In passato è stato anche definito una «messa cantata». Ma le premesse del 69° Festival di Sanremo, al nastro di partenza del 5 febbraio, lasciano pensare che questa sarà un’edizione innovativa, pur senza intaccare la tradizione di un teatro Ariston trasformato in tempio sacro della canzone italiana. Ventiquattro canzoni in gara, 263 artisti tra cantanti, performer e ospiti, 27 ore di diretta e il palco più grande di sempre: sono i numeri che raccontano le cinque serate di un Festival che sembrerebbe avere le carte in regola per raggiungere i risultati da record della scorsa edizione, con introiti pubblicitari mai così alti. «Questo sarà il festival dell’armonia – ha commentato il direttore artistico Claudio Baglioni alla conferenza stampa di apertura del 4 febbraio al teatro Ariston – continuerò a pensare che sia il festival della canzone italiana e che il nome di Sanremo abbia una sua capacità di essere un’affermazione, un marchio e un contenuto in tutto il mondo». Buoni sentimenti e riappacificazioni, come quella avvenuta tra il direttore artistico e la direttrice di Rai1 Teresa De Santis, dopo le voci circolate attorno a un loro litigio innescato dalle parole del direttore artistico contro la politica governativa sui migranti. Una pace sancita dal regalo di un bouquet di rose rosse davanti ai giornalisti. Alla conferenza, erano presenti anche i due conduttori Claudio Bisio e Virginia Raffale e il sindaco di Sanremo Alberto Biancheri.

Le novità – Niente eliminazione per i cantanti: «Sembrava che questo rito fosse fondamentale – ha aggiunto Baglioni – ma la novità ha creato un clima più sereno in tutti i concorrenti». Anche la serata delle cover è stata tagliata, «una contraddizione dei termini», ma le canzoni dureranno di più.
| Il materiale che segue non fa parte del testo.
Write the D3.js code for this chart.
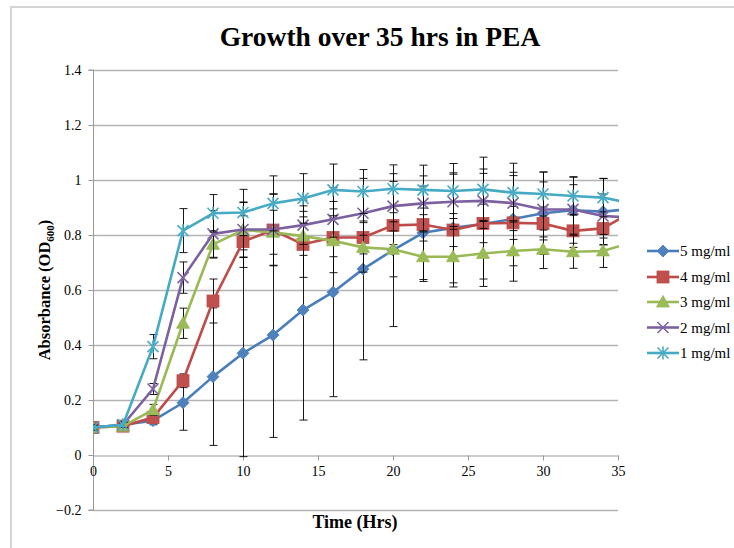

I cambiamenti riguardano anche la composizione della giuria d’onore, attiva nelle serate di venerdì e di sabato, composta da personaggi dello spettacolo, artisti e giornalisti. Il presidente sarà Mauro Pagani, direttore musicale del Festival, e con lui lavoreranno Ferzan Ozpeteck, Camila Raznovich, Beppe Severgnini, Claudia Pandolfi, Elena Sofia Ricci, Serena Dandini e Joe Bastianich. La tecnologia la farà da padrona, con una spettacolarità garantita dai giochi di luci, un palco mobile e la capacità di ripresa più elevata di sempre. Saranno invece tagliate le comparsate «mordi e fuggi» di artisti internazionali «che non raccontano una storia» e non assicurare un salto di qualità della serata, ma che costringono la Rai a rompere il salvadanaio. «Il dato spettacolare sarà arricchito da Virginia Raffaele e da Claudio Bisio» ha aggiunto Baglioni.

Le polemiche – «L’autarchia non c’entra niente – ha commentato Teresa De Santis a proposito delle polemiche scatenate dalle dichiarazioni fatte da Claudio Baglioni sul governo – Non sarà un festival sovranista, ma c’è una voglia di sottolineare un’identità culturale». Una kermesse che fotografa il paese riflettendone storia e cultura, ma che questa volta non sembra lasci spazio alla politica: «Vorrei che continuasse a essere un festival popolar nazionale» ha aggiunto Baglioni, mentre Claudio Bisio, conduttore assieme a Virginia Raffaele, da sempre impegnato sia sul campo artistico che in quello sociale, ha affermato: «Non parlerò dei migranti, né di Bolsonaro, né del Venezuela. Non parlerò della Juve e dei rigori mancati. Penso che vincerà la leggerezza, spero che vinca l’ironia, ma non sarà un festival politico a meno che non accadano a mia insaputa».